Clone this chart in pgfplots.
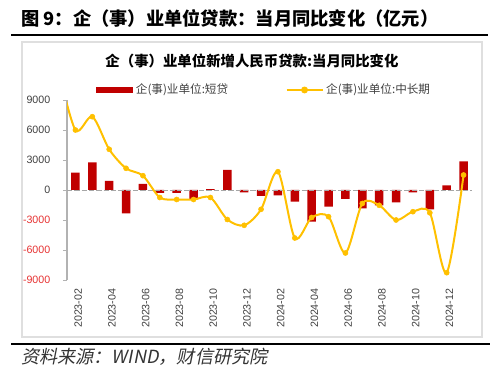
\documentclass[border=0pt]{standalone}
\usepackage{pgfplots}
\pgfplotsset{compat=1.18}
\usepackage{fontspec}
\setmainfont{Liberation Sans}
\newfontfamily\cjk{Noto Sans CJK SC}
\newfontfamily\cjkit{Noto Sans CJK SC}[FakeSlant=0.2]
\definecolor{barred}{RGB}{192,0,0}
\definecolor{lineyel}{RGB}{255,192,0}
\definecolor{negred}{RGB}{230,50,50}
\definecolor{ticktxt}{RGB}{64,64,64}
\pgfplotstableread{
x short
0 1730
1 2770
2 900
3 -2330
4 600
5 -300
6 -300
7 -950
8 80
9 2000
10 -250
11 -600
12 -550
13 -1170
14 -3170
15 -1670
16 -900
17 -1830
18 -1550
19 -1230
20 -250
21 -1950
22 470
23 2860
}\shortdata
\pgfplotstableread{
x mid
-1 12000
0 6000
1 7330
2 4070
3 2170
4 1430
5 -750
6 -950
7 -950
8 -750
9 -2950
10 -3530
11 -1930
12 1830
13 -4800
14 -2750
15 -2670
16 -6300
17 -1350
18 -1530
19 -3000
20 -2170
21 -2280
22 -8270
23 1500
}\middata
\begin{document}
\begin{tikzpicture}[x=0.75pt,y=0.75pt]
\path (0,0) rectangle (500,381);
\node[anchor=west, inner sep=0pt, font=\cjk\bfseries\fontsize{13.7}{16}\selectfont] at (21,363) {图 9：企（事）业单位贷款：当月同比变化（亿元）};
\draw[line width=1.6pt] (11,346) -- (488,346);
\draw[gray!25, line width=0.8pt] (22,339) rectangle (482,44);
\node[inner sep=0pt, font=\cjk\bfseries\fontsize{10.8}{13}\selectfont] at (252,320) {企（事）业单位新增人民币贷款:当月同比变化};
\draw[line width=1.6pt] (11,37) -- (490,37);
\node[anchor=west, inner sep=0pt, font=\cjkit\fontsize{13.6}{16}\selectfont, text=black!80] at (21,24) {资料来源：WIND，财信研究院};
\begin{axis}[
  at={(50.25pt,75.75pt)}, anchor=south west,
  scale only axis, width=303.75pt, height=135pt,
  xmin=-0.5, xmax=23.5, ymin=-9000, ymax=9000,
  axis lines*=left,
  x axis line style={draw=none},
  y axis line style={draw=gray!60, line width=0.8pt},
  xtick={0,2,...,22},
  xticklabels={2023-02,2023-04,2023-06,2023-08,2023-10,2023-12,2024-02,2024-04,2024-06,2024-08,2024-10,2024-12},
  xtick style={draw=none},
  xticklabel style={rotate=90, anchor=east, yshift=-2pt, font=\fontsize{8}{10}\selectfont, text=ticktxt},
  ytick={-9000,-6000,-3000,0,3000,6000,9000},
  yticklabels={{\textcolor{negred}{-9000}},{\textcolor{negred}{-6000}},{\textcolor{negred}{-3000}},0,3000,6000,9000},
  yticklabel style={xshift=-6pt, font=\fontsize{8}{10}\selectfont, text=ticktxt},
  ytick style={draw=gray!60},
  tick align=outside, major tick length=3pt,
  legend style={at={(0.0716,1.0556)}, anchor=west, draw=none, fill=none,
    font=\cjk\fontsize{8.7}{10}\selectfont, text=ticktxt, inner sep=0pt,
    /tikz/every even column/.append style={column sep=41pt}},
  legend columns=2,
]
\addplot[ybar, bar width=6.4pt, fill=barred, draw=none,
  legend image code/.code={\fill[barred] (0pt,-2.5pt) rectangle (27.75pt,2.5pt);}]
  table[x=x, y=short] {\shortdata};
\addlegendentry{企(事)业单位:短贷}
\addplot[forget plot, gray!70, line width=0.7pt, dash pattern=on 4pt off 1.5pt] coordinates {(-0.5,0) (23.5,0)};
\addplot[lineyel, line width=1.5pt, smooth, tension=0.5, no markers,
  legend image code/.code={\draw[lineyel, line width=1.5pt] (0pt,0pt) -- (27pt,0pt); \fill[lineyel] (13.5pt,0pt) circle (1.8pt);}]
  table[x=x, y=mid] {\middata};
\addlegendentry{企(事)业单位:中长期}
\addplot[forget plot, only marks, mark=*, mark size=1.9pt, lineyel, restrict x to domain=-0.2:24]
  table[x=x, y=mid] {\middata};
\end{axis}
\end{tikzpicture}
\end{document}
------
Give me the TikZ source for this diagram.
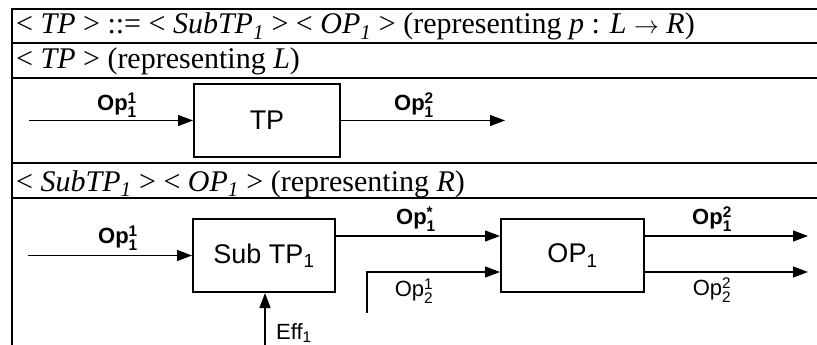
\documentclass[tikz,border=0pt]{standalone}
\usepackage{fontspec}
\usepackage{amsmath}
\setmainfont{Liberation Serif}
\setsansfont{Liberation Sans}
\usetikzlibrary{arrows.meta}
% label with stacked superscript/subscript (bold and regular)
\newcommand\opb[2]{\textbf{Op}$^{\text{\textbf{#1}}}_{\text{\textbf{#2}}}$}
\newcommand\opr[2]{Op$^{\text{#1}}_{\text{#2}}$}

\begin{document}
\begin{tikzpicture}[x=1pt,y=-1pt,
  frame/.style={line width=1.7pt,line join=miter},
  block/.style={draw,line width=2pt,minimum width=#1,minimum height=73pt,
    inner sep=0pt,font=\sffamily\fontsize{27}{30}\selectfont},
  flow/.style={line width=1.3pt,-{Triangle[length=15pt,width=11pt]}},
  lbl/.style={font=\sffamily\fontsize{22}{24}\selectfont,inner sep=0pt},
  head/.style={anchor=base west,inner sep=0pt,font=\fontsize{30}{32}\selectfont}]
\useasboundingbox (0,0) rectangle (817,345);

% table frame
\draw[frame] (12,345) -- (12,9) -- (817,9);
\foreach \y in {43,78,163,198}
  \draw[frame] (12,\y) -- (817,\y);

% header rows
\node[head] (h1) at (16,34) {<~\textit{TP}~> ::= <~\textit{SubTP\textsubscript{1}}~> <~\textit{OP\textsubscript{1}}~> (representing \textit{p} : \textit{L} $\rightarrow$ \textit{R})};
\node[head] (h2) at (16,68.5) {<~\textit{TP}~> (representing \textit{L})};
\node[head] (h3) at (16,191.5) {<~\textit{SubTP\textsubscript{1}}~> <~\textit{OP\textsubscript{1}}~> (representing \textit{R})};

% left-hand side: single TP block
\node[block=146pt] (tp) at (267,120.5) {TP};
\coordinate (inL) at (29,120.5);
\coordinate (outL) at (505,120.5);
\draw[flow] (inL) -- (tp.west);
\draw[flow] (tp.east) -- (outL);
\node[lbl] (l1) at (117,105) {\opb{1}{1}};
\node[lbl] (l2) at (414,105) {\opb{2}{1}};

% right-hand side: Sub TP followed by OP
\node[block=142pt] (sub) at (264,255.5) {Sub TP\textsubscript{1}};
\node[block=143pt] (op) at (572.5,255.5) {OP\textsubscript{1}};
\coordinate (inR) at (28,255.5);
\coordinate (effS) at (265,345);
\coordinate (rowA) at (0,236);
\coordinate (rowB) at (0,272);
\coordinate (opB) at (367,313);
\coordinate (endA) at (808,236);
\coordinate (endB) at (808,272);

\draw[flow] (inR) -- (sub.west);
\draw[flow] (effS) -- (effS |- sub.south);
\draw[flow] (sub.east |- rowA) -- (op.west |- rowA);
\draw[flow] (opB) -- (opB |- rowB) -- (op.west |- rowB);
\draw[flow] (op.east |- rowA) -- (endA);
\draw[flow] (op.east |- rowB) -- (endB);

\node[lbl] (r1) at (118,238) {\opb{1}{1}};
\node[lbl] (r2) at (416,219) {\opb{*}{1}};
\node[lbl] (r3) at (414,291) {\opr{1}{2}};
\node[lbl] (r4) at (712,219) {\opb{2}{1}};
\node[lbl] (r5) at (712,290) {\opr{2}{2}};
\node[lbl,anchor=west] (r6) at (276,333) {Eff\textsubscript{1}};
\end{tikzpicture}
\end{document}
------
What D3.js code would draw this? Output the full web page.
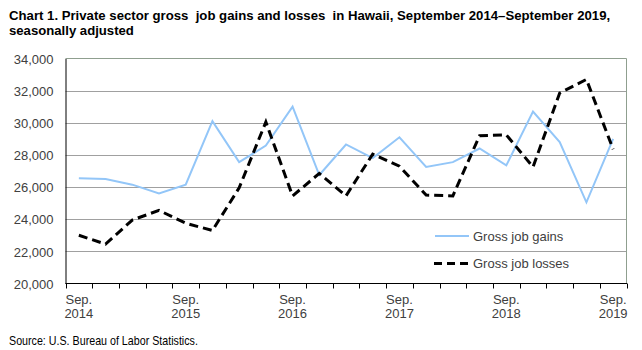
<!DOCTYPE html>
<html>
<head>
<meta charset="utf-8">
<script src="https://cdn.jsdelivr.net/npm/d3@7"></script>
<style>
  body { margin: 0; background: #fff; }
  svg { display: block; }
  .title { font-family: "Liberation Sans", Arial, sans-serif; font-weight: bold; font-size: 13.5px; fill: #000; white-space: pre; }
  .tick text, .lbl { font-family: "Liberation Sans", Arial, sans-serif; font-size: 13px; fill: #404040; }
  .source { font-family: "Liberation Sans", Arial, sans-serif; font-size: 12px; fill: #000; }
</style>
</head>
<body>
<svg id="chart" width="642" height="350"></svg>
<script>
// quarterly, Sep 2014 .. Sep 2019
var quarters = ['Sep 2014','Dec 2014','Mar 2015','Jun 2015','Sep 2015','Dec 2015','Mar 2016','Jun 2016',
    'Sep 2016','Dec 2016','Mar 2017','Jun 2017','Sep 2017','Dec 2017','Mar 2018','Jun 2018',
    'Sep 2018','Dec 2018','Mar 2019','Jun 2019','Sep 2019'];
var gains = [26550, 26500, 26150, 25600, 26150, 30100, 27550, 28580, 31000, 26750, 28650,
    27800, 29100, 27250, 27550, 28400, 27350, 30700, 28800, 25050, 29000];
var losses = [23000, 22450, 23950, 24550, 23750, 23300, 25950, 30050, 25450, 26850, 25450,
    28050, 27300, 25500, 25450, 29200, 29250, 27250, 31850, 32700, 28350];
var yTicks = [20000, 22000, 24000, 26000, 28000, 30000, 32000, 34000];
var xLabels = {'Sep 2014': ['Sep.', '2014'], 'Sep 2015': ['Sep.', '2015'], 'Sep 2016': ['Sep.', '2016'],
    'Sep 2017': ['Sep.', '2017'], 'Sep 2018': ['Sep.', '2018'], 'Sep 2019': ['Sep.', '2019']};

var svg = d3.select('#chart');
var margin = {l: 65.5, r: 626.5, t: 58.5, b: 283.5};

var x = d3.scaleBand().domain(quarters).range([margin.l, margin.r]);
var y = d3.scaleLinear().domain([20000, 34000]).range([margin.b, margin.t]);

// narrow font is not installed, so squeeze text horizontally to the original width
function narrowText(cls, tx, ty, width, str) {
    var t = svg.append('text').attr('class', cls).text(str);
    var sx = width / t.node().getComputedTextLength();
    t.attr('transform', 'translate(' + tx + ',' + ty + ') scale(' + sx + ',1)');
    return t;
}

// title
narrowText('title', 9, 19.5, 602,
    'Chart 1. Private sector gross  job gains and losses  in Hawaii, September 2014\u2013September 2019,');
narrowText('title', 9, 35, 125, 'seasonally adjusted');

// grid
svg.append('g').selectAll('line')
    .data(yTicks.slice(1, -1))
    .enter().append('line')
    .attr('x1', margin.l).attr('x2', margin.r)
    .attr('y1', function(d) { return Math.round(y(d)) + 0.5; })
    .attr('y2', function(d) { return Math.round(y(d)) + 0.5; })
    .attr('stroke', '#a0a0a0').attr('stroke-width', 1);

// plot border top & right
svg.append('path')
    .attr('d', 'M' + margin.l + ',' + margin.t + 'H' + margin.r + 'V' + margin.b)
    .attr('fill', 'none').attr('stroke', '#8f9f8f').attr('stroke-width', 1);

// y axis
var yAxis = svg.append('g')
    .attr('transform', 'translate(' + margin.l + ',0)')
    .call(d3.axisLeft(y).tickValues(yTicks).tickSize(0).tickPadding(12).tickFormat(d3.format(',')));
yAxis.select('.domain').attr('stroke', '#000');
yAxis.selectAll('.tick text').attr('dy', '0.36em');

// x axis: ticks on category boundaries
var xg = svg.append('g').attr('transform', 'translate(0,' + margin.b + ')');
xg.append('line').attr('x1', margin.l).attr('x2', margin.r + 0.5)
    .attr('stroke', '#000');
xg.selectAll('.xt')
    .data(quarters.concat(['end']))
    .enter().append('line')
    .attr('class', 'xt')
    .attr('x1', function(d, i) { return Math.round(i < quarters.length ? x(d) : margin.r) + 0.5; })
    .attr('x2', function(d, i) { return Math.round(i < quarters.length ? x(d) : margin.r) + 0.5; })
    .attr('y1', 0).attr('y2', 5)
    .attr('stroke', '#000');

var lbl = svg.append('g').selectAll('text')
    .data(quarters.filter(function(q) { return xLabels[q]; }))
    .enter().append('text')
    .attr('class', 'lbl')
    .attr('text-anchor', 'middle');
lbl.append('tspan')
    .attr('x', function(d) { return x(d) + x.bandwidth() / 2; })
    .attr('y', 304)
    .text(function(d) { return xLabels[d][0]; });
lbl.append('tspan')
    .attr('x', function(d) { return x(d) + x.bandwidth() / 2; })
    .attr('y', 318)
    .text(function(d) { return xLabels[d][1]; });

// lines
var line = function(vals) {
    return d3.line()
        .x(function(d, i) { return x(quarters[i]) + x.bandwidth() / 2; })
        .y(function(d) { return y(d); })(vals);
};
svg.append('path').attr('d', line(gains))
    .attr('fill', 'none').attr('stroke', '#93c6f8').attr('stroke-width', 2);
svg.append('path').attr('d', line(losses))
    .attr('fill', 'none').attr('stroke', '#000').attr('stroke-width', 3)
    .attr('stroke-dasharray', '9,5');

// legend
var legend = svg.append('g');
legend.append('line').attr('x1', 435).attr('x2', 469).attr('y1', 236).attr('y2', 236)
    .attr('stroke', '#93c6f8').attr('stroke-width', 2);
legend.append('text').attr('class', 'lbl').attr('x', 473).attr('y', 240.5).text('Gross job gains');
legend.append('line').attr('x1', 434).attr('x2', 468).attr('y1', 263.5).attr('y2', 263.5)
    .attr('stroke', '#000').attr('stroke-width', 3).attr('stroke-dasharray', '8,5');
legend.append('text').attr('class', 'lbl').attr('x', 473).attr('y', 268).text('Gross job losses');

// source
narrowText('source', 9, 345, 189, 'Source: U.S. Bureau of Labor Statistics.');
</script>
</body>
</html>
------
> **Problem details**: Show, from the listing above, each line that contains the word "this".

> **Response**:
Clone this chart in pgfplots.
Give me the TikZ source for this diagram.
What D3.js code would draw this? Output the full web page.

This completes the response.